- Born: 1986 (age 39–40) Odesa, Ukrainian Soviet Socialist Republic, USSR
- Education: Columbia University
- Occupations: Film director; Producer; Actor;
- Years active: 2010–present
- Notable work: 0s & 1s; A Wonderful Cloud; Wobble Palace; Spree;

= Eugene Kotlyarenko =

Ukrainian-American director, writer, producer and actor

Eugene Kotlyarenko (Ukrainian: Євген Котляренко) (born 1986) is a Ukrainian-American film director, screenwriter, producer, and actor. His feature writing-directing work includes 0s & 1s (2011), A Wonderful Cloud (2015), Wobble Palace (2018), We Are (2020) and Spree (2020).

== Early life ==
Kotlyarenko was born in Odesa to a Jewish-Ukrainian family. He grew up in Brighton Beach, Brooklyn and on Long Island, attending Columbia University before moving to Los Angeles.

== Career ==
In 2010, he made his directorial debut, SkyDiver (Instructional Video #4: Preparation for Mission), starring Kate Lyn Sheil, Lawrence Michael Levine, and Sophia Amoruso. The next year, he co-wrote, edited, and directed 0s & 1s, starring Morgan Krantz, Jeremy Blackman, Matty Cardarople, and Ahna O'Reilly.

In 2012, he wrote, starred, and directed Feast of Burden, premiered at The Museum of Contemporary Art, Los Angeles. In 2015, A Wonderful Cloud, starring Kate Lyn Sheil, John Ennis, and himself, premiered at the SXSW Film Festival.

In 2018, Kotlyarenko wrote, starred, and directed Wobble Palace starring Dasha Nekrasova, Jack Kilmer, and himself. The film premiered at the SXSW Film Festival to positive reviews with New York Times, critic Teo Bugbee praising the film as "[...] a sendup of broke-artist types that shimmers with abashed affection". A review on The Playlist by Lena Wilson echoed this sentiment, writing that it: "[...] perfectly reproduces a subculture, both visually and narratively".

In 2020, Kotlyarenko wrote, produced, starred, and directed Spree starring Joe Keery, Sasheer Zamata, David Arquette, Kyle Mooney, Lala Kent and Mischa Barton, the film was executive produced by Drake.
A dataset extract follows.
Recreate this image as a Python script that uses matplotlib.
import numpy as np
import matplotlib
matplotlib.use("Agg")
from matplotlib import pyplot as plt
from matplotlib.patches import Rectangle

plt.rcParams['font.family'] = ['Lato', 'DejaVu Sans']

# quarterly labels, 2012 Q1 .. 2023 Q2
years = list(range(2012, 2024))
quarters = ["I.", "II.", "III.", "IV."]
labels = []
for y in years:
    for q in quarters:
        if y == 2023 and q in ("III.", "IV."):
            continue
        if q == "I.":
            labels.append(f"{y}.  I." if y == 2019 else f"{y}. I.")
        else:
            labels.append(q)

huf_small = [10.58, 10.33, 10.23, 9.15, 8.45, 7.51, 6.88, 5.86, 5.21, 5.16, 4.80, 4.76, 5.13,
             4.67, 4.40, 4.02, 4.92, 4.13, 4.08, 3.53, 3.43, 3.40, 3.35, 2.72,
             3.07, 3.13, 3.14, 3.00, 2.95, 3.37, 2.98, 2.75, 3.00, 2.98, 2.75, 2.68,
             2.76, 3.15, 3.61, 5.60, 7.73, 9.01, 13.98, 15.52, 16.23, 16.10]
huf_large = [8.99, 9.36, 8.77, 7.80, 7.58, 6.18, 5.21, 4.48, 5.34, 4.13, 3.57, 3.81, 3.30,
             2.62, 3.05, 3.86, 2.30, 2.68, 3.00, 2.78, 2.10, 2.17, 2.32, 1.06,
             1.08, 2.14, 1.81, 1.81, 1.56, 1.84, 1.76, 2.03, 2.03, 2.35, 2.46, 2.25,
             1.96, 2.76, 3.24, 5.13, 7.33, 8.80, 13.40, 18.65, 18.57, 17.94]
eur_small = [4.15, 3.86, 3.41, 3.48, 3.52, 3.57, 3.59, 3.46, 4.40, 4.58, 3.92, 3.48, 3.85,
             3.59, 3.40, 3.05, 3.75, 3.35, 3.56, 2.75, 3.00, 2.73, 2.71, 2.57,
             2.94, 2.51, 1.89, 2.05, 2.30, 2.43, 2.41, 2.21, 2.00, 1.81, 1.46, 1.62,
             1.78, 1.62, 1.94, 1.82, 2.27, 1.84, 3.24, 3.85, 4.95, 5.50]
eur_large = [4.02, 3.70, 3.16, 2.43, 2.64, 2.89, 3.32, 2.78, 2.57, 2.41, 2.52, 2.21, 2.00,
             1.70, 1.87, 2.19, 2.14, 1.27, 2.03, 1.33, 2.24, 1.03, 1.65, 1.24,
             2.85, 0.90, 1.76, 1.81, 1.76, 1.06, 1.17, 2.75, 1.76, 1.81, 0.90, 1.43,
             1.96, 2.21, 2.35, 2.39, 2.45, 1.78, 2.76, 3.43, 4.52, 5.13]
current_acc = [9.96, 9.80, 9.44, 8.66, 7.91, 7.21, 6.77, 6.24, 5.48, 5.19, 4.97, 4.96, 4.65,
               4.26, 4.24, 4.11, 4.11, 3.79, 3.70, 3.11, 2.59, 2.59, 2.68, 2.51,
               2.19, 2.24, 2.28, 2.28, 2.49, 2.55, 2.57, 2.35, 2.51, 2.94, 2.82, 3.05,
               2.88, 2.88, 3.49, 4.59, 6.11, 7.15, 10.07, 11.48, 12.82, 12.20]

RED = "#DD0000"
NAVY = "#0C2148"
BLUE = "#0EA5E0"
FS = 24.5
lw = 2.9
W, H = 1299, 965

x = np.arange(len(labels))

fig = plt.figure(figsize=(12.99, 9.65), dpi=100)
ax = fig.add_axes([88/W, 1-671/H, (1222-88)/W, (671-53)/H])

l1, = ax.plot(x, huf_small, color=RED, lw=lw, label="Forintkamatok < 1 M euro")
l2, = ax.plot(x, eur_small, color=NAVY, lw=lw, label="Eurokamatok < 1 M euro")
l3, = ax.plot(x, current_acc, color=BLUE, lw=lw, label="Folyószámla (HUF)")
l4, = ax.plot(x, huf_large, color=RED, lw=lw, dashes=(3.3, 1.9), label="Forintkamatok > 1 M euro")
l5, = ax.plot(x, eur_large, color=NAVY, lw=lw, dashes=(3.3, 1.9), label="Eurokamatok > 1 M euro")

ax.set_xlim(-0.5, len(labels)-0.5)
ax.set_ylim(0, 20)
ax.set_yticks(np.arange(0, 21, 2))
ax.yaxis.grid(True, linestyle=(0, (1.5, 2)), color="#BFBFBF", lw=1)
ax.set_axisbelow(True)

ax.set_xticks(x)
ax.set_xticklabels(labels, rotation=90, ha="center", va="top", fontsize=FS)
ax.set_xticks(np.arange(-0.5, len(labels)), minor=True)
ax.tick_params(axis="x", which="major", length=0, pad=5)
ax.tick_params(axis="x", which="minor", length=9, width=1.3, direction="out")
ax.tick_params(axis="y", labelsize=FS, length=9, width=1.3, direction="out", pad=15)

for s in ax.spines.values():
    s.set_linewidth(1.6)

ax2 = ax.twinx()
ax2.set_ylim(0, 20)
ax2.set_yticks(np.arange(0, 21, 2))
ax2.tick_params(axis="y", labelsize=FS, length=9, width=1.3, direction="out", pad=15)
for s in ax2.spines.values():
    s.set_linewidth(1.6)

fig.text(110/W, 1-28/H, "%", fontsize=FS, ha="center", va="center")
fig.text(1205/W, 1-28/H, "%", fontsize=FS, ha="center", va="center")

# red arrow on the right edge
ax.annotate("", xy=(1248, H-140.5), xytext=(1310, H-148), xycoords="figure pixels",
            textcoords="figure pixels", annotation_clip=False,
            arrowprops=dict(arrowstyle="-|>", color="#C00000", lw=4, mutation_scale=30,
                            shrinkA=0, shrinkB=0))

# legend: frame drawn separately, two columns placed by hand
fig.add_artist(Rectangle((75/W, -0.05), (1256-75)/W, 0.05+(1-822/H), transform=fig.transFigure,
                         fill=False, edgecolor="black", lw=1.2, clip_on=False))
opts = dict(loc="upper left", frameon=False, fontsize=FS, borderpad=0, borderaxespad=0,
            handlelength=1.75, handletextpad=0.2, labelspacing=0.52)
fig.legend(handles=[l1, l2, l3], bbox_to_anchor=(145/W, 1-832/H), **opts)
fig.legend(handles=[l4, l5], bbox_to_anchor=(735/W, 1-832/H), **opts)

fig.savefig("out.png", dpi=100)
It premiered on January 24, 2020, at the 2020 Sundance Film Festival as part of the NEXT category, and was released theatrically and via video on demand in the United States on August 14, 2020, by RLJE Films. The same year, he wrote and directed We Are, starring Dasha Nekrasova, Keith Poulson, and Vishwam Velandy.

In 2024, he wrote, starred, and directed The Code. It stars Dasha Nekrasova, Peter Vack, and Ivy Wolk, it premiered at the Fantasia International Film Festival.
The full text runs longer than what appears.